The primary end point of progression-free survival was met in the phase 3 COSMIC-313 trial which investigated cabozantinib, nivolumab, and ipilimumab in previously untreated, advanced intermediate- or poor-risk renal cell carcinoma.
The combination of cabozantinib (Cabometyx), nivolumab (Opdivo), and ipilimumab (Yervoy) demonstrated significant improvement in progression-free survival (PFS) for patients with previously untreated, advanced intermediate- or poor-risk renal cell carcinoma (RCC), according to results from the phase 3 COSMIC-313 trial (NCT03937219).1,2
This significant improvement in PFS met the trial’s primary end point. At the interim analysis, investigators reported that the cabozantinib arm compared with nivolumab plus ipilimumab did not experience a significant improvement in overall survival (OS), the study’s secondary end point. Due to this, the trial is set to continue to the next OS analysis.

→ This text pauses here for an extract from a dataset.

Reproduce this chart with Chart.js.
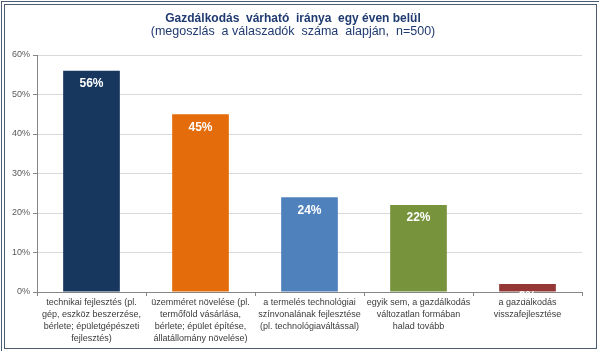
<!DOCTYPE html>
<html>
<head>
<meta charset="utf-8">
<script src="https://cdn.jsdelivr.net/npm/chart.js@4"></script>
<style>
  html, body { margin: 0; padding: 0; background: #fff; }
  #wrap { position: relative; width: 599px; height: 351px; }
  #frame {
    position: absolute; left: 1px; top: 1px; width: 591px; height: 343px;
    border: 4px double #4b5d72; pointer-events: none;
  }
</style>
</head>
<body>
<div id="wrap">
  <canvas id="chart" width="599" height="351"></canvas>
  <div id="frame"></div>
</div>
<script>
const categories = [
    ['technikai fejlesztés (pl.', 'gép, eszköz beszerzése,', 'bérlete; épületgépészeti', 'fejlesztés)'],
    ['üzemméret növelése (pl.', 'termőföld vásárlása,', 'bérlete; épület építése,', 'állatállomány növelése)'],
    ['a termelés technológiai', 'színvonalának fejlesztése', '(pl. technológiaváltással)'],
    ['egyik sem, a gazdálkodás', 'változatlan formában', 'halad tovább'],
    ['a gazdálkodás', 'visszafejlesztése']
];
const shares = [56, 45, 24, 22, 2];
const barColors = ['#17375e', '#e46c0a', '#4f81bd', '#77933c', '#953735'];

const FONT = '"Liberation Sans", Arial, sans-serif';

// white percentage labels near the top of each bar
const barLabels = {
    id: 'barLabels',
    afterDatasetsDraw(chart) {
        const ctx = chart.ctx;
        const meta = chart.getDatasetMeta(0);
        ctx.save();
        ctx.fillStyle = '#ffffff';
        ctx.font = 'bold 12px ' + FONT;
        ctx.textAlign = 'center';
        ctx.textBaseline = 'middle';
        meta.data.forEach((bar, i) => {
            ctx.fillText(shares[i] + '%', bar.x, bar.y + 13);
        });
        ctx.restore();
    }
};

new Chart(document.getElementById('chart').getContext('2d'), {
    type: 'bar',
    data: {
        labels: categories,
        datasets: [{
            data: shares,
            backgroundColor: barColors,
            categoryPercentage: 1,
            barPercentage: 0.52
        }]
    },
    options: {
        responsive: false,
        animation: false,
        layout: { padding: { left: 4, right: 17, top: 13, bottom: 0 } },
        plugins: {
            legend: { display: false },
            tooltip: { enabled: false },
            title: {
                display: true,
                text: 'Gazdálkodás  várható  iránya  egy éven belül',
                color: '#1f3a70',
                font: { family: FONT, size: 12, weight: 'bold', lineHeight: 1 },
                padding: { top: 0, bottom: 0 }
            },
            subtitle: {
                display: true,
                text: '(megoszlás  a válaszadók  száma  alapján,  n=500)',
                color: '#1f3a70',
                font: { family: FONT, size: 12.5, lineHeight: 1 },
                padding: { top: 0, bottom: 17.5 }
            }
        },
        scales: {
            x: {
                grid: {
                    drawOnChartArea: false,
                    tickColor: '#868686',
                    tickLength: 4
                },
                border: { color: '#868686' },
                ticks: {
                    color: '#3a3a3a',
                    font: { family: FONT, size: 9, lineHeight: 1.32 },
                    maxRotation: 0,
                    autoSkip: false,
                    padding: 1
                },
                afterFit(scale) { scale.height = 59; }
            },
            y: {
                min: 0,
                max: 60,
                grid: {
                    color: '#d9d9d9',
                    tickColor: '#868686',
                    tickLength: 4
                },
                border: { color: '#868686' },
                ticks: {
                    stepSize: 10,
                    color: '#595959',
                    font: { family: FONT, size: 9 },
                    padding: 3,
                    callback: v => v + '%'
                },
                afterFit(scale) { scale.width = 33; }
            }
        }
    },
    plugins: [barLabels]
});
</script>
</body>
</html>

“As the treatment landscape continues to evolve, resulting in more options for advanced kidney cancer, there is still a need for additional effective first-line treatment options for patients with intermediate- or poor-risk disease,” Toni Choueiri, MD, director of the Lank Center for Genitourinary Oncology at Dana-Farber Cancer Institute and the Jerome and Nancy Kohlberg Professor of Medicine at Harvard Medical School, said in the press release. “These initial findings from COSMIC-313 suggest that the triplet combination of cabozantinib, nivolumab, and ipilimumab may have the potential to serve as an additional option for this patient population.”
The triple-blind trial enrolled 855 patients who were randomized 1:1, and. In the combination arm, patients received 40 mg of cabozantinib daily, nivolumab at 3 mg/kg once every 3 weeks for 4 doses, and ipilimumab at 1 mg/kg every 3 weeks for 4 doses, which was followed by 40 mg of cabozantinib once daily and a 480 mg/kg flat dose of nivolumab once every 4 weeks for up to 2 years. In the control arm, patients received matched placebo plus nivolumab and ipilimumab in the same dosing regimen as the combination arm.
Eligibility criteria for this trial included having histologically confirmed advanced or metastatic RCC with a clear cell component and intermediate- or poor-risk RCC, measurable disease via RECIST 1.1 criteria and determined by the investigator, Karnofsky Performance Status of 70% or more, and adequate organ and marrow function.
Exclusion criteria included having prior systemic anti-cancer therapy; uncontrolled, significant intercurrent, or recent illness; major surgery; or an active malignancy at the time of randomization or diagnosis of another malignancy within 3 years that requires active treatment.
The combination was found to significantly reduce the risk of disease progression or death vs the control arm (HR, 0.73; 95% CI, 0.57-0.94; P = .01). The safety profile remained similar to what has previously been observed with each agent.
Moving forward, investigators have plans for a potential regulatory submission, with additional research being presented at a future medical meeting.
“COSMIC-313 is the first trial to show that a tyrosine kinase inhibitor added to dual checkpoint inhibition can improve [PFS] in patients with advanced kidney cancer,” Vicki L. Goodman, MD, executive vice president of Product Development and Medical Affairs and chief medical officer at Exelixis, concluded. “With these findings in hand, we look forward to discussing the results with the FDA and presenting the data at a future medical meeting.”